Ninguém nunca se referiu aos negros, naquela fase, como pessoas que eram Reis, Rainhas, artesãos, comerciantes, agricultores, fazendeiros, pescadores, professores, líderes religiosos, curandeiros, contadores de histórias, construtores. Eles nunca foram retratados, para a Paula-criança de 11 anos, como pessoas, mas como produtos que eram negociados. A imagem do "Navio Negreiro" da minha cabeça de 11 anos era linda. Era limpo, espaçoso, calmo. Os negros, naquela História do Brasil, estavam vindo para o Brasil na condição de escravizados, mas isso não era um "problema" porque eles já eram escravizados láááá looooonge, na África (inclusive eram escravizados por outros negros). Então, o "problema" era da África e o problema dos negros, era, sobretudo, de outros negros.
Não há possibilidade de não crescer racista. Mas há possibilidade de deixar de ser ou de estudar para deixar de cometer os erros que foram ensinados e tatuados na mente por anos a fio.
Imagina o que era o Zumbi dos Palmares? "Óbvio" que ele era um baderneiro, um va-ga-bun-do que queria vida mansa e, por isso, fugiu. Fujão. Fugia do quê, afinal? Fugia do trabalho, diriam as pessoas que me educavam. Quando foi que eu entendi que não só Zumbi, mas todas as lideranças negras estavam lutando pela liberdade do povo negro? Como entender, depois de anos de martelação e internalização (olha, menina, vai cair na prova!), que Zumbi dos Palmares queria a liberdade para o povo negro? Como a Paula de 11 anos poderia entender que o quilombo dos Palmares era enorme, administrada como uma República Africana dentro do Brasil, que chegou a ter 20 mil habitantes, organizada em cidades? Gente... não... a construção da ideia da negritude na cabeça da Paula criança era de que negros fujões e vagabundos deveriam ser punidos (preferencialmente em pelourinhos em praça pública) e que os bons negros, os trabalhadores, esses eram obedientes e prestativos, fortes e destemidos, e poderiam encarar qualquer trabalho. Q-U-A-L-Q-U-E-R T-R-A-B-A-L-H-O como limpar, cozinhar, cuidar da segurança e matar, se preciso for, os vagabundos. E que, graças a tamanha prestatividade, foram, um dia, libertos por uma lei e ganharam cartas de alforria e, com elas, poderiam ser o que quisessem da vida. O QUE QUISESSEM (!!!!!!!!!!!!!!!)
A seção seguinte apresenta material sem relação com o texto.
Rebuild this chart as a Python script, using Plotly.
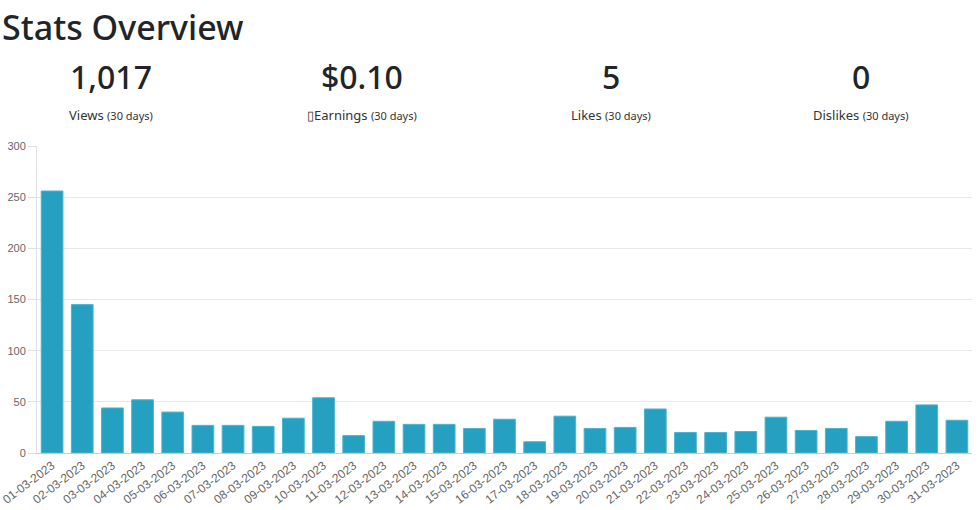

A história é absurda, e eu lamento que eu tenha aprendido assim, e lamento que outras pessoas tenham aprendido assim. E tenho vergonha desse aprendizado, e tenho vergonha de quem não está aproveitando o momento de hoje para evoluir como ser humano e entender as implicações de tudo o que aconteceu na História. Hoje, penso no absurdo que é não saber de onde se veio. Não saber de qual nação africana seus antepassados eram. Não saber o que eles eram, como se chamavam, que língua falavam, como eram seus costumes, seus valores, suas crenças. Isso me faz sentir dor. Me faz ter vontade de chorar. E, óbvio, me faz ter vontade de aprender mais, para errar cada vez menos.
É preciso desconstruir para reconstruir. Sigo aprendendo e me desculpo se sigo errando. Ainda preciso de muita ajuda.